1. Propagation of nonstationary Rossby waves and extratropical-tropical interaction
- Author
-
Yang, Gui-Ying
- Subjects
551.51 - Abstract
The propagation of Rossby waves with positive and negative frequency, corresponding to eastward and westward phase speeds respectively, is investigated. The techniques used are theoretical analysis, ray tracing, and initial value problems in barotropic and baroclinic numerical models. It is found that the characteristics of positive and negative frequency Rossby waves can differ significantly from each other andfrom those of stationary, zero frequency Rossby waves. However, general deductions from studies of stationary Rossby waves are still found to be valid. Using an analytic Gill-type model and a dry primitive equation model with only idealised vorticity or thermal forcing, a possible trigger mechanism for the Madden Julian Oscillation (MJO) has been studied. The results show that eastward moving forcing in the subtropics or extratropics can lead to a significant equatorial Kelvin wave response which tends to be a maximum in the African/Indian Ocean sector, and is enhanced by easterly winds in the upper troposphere. It is suggested . that one mechanism for initiating the MJO is for eastward moving extratropical waves to excite a large equatorial response, sufficient to trigger large-scale convection, in the presence of favourable easterly winds in the upper troposphere. The dry primitive equation model is used to study the possible interaction of atmospheric flow in the two hemispheres and the triggering of other equatorial waves.
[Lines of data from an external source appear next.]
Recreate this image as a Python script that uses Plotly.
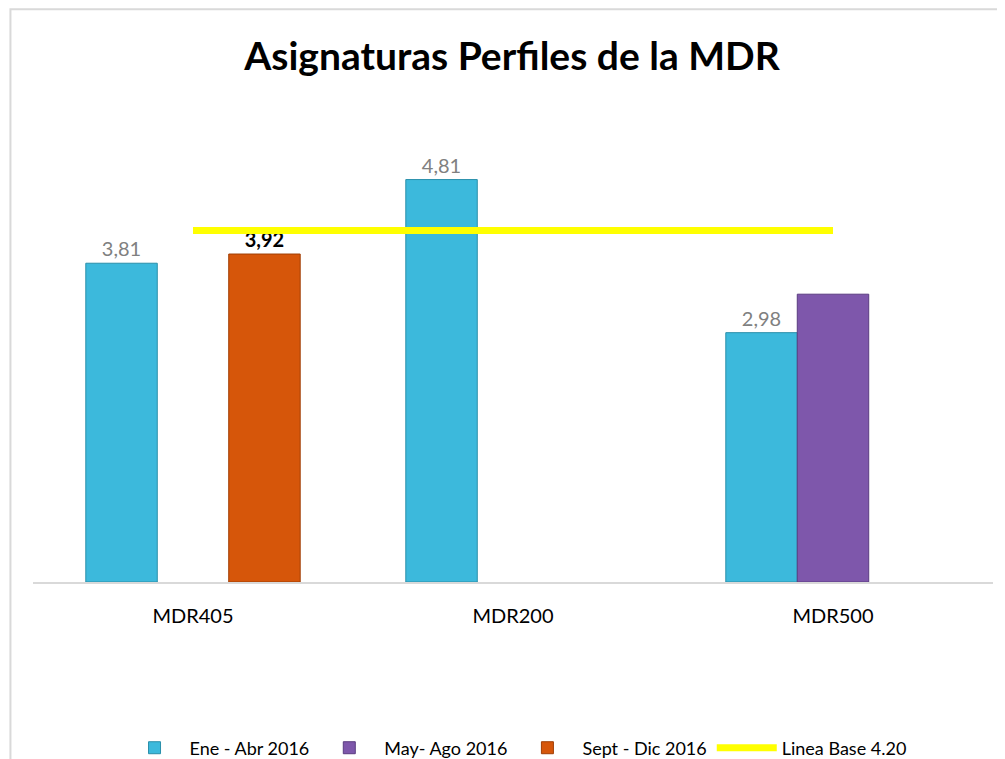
import plotly.graph_objects as go

categories = ["MDR405", "MDR200", "MDR500"]
ene_abr = [3.81, 4.81, 2.98]
may_ago = [None, None, 3.44]
sept_dic = [3.92, None, None]
linea_base = [4.20, 4.20, 4.20]

series_names = ["Ene - Abr 2016", "May- Ago 2016", "Sept - Dic 2016", "Linea Base 4.20"]

FONT = "Lato"


def fmt(v):
    return f"{v:.2f}".replace(".", ",")


fig = go.Figure()
fig.add_trace(go.Bar(
    x=categories, y=ene_abr, name=series_names[0],
    marker=dict(color="#3CB9DC", line=dict(color="#2A8FAA", width=1)),
    text=[fmt(v) for v in ene_abr], textposition="outside",
    textfont=dict(color="#808080", size=20, family=FONT), cliponaxis=False,
))
fig.add_trace(go.Bar(
    x=categories, y=may_ago, name=series_names[1],
    marker=dict(color="#7E57AB", line=dict(color="#5A3C80", width=1)),
))
fig.add_trace(go.Bar(
    x=categories, y=sept_dic, name=series_names[2],
    marker=dict(color="#D6560A", line=dict(color="#A03E05", width=1)),
    text=["<b>" + fmt(v) + "</b>" if v is not None else "" for v in sept_dic],
    textposition="outside", textfont=dict(color="#000000", size=20, family=FONT), cliponaxis=False,
))
fig.add_trace(go.Scatter(
    x=categories, y=linea_base, name=series_names[3], mode="lines",
    line=dict(color="#FFFF00", width=7),
))

fig.update_layout(
    width=1005, height=759,
    paper_bgcolor="white", plot_bgcolor="white",
    separators=",.",
    barmode="group", bargap=0.33, bargroupgap=0,
    margin=dict(l=25, r=20, t=72, b=185, autoexpand=False),
    title=dict(text="<b>Asignaturas Perfiles de la MDR</b>", x=0.5015, xanchor="center",
               y=0.936, yanchor="middle", font=dict(family=FONT, size=39, color="#000000")),
    font=dict(family=FONT, size=18, color="#000000"),
    xaxis=dict(showgrid=False, showline=True, linecolor="#D9D9D9", linewidth=2,
               ticks="outside", ticklen=15, tickcolor="rgba(0,0,0,0)",
               tickfont=dict(size=20, family=FONT, color="#000000")),
    yaxis=dict(range=[0, 6], showgrid=False, showticklabels=False, zeroline=False,
               showline=False, ticks=""),
    legend=dict(orientation="h", xref="container", yref="container",
                x=0.505, xanchor="center", y=0.025, yanchor="middle",
                font=dict(size=18, family=FONT), itemwidth=60, traceorder="normal"),
    shapes=[dict(type="rect", xref="paper", yref="paper", x0=-0.0235, x1=1.05, y0=-0.5, y1=1.141,
                 line=dict(color="#D9D9D9", width=2), layer="below")],
)

fig.write_html("out.html")
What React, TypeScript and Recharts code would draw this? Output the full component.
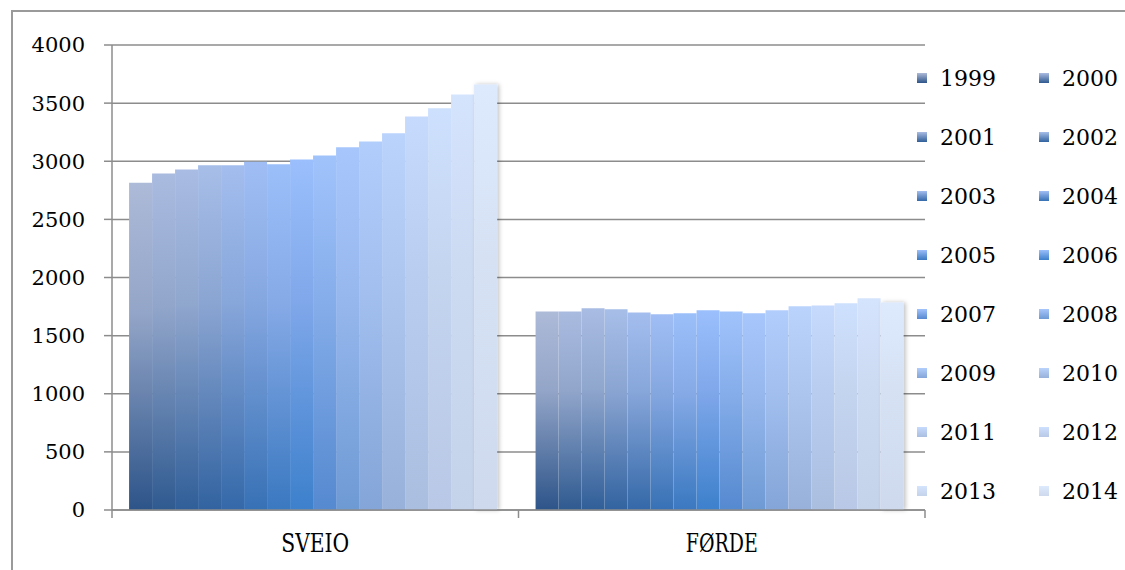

It is found that stationary and westward moving forcing in the Northern Hemisphere extratropics can give a significant Southern Hemisphere response. A westward moving forcing in the subtropics, with a period of several days, can trigger the equatorial mixed Rossby-gravity and n=l Rossby waves. The zonal basic flow is found to have a significant effect on these equatorial wave responses.
- Published
- 1997